- _Your instructions_
Extract, unchanged, every line from the top of the material below through the line with "const sigY = [55.0, 46.7];", and no more.

- _Available records_

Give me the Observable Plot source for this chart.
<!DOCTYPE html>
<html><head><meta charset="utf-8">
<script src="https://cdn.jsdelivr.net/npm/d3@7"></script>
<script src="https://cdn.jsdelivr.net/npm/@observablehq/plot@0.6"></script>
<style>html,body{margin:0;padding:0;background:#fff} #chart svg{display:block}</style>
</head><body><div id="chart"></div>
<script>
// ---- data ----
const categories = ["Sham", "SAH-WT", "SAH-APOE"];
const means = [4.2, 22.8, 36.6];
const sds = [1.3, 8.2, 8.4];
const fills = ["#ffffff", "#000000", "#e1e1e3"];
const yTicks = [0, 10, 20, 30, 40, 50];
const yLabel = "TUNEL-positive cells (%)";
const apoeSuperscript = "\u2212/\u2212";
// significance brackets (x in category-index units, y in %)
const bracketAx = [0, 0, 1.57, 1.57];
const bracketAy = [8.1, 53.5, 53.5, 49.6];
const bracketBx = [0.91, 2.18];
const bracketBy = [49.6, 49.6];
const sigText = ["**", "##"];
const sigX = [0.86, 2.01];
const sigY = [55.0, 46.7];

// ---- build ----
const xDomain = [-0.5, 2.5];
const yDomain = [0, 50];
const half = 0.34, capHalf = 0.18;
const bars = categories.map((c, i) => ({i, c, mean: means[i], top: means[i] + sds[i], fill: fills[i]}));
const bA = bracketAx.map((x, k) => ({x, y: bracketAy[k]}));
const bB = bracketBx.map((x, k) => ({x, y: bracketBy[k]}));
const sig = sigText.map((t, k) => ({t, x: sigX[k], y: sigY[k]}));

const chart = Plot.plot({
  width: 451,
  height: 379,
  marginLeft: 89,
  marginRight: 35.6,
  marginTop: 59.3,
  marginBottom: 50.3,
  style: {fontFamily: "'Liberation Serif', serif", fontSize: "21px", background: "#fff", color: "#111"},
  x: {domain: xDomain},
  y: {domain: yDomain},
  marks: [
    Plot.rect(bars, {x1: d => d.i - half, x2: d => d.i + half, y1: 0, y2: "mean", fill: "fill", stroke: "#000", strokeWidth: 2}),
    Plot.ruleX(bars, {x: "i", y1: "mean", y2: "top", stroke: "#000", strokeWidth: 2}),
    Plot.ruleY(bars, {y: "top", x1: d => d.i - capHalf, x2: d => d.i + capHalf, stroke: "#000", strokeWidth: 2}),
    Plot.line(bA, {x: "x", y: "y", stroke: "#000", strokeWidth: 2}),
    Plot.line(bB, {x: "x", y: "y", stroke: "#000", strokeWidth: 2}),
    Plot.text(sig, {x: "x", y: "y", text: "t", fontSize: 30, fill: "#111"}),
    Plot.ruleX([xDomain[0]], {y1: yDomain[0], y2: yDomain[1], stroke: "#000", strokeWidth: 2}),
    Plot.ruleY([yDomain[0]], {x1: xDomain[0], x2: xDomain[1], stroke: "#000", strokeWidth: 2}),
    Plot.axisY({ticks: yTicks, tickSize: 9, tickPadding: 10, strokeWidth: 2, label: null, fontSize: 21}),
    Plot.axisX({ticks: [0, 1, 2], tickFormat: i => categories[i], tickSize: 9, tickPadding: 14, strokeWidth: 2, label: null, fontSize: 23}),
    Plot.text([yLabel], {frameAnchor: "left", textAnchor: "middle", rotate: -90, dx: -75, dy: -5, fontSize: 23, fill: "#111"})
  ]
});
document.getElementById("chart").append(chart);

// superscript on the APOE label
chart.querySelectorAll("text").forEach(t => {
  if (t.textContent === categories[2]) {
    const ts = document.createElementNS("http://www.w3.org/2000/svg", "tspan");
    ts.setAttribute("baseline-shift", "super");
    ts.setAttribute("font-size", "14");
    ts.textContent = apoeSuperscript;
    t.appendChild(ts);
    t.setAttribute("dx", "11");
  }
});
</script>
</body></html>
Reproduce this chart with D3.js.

- _Output of the exercise_
Give me the Observable Plot source for this chart.
<!DOCTYPE html>
<html><head><meta charset="utf-8">
<script src="https://cdn.jsdelivr.net/npm/d3@7"></script>
<script src="https://cdn.jsdelivr.net/npm/@observablehq/plot@0.6"></script>
<style>html,body{margin:0;padding:0;background:#fff} #chart svg{display:block}</style>
</head><body><div id="chart"></div>
<script>
// ---- data ----
const categories = ["Sham", "SAH-WT", "SAH-APOE"];
const means = [4.2, 22.8, 36.6];
const sds = [1.3, 8.2, 8.4];
const fills = ["#ffffff", "#000000", "#e1e1e3"];
const yTicks = [0, 10, 20, 30, 40, 50];
const yLabel = "TUNEL-positive cells (%)";
const apoeSuperscript = "\u2212/\u2212";
// significance brackets (x in category-index units, y in %)
const bracketAx = [0, 0, 1.57, 1.57];
const bracketAy = [8.1, 53.5, 53.5, 49.6];
const bracketBx = [0.91, 2.18];
const bracketBy = [49.6, 49.6];
const sigText = ["**", "##"];
const sigX = [0.86, 2.01];
const sigY = [55.0, 46.7];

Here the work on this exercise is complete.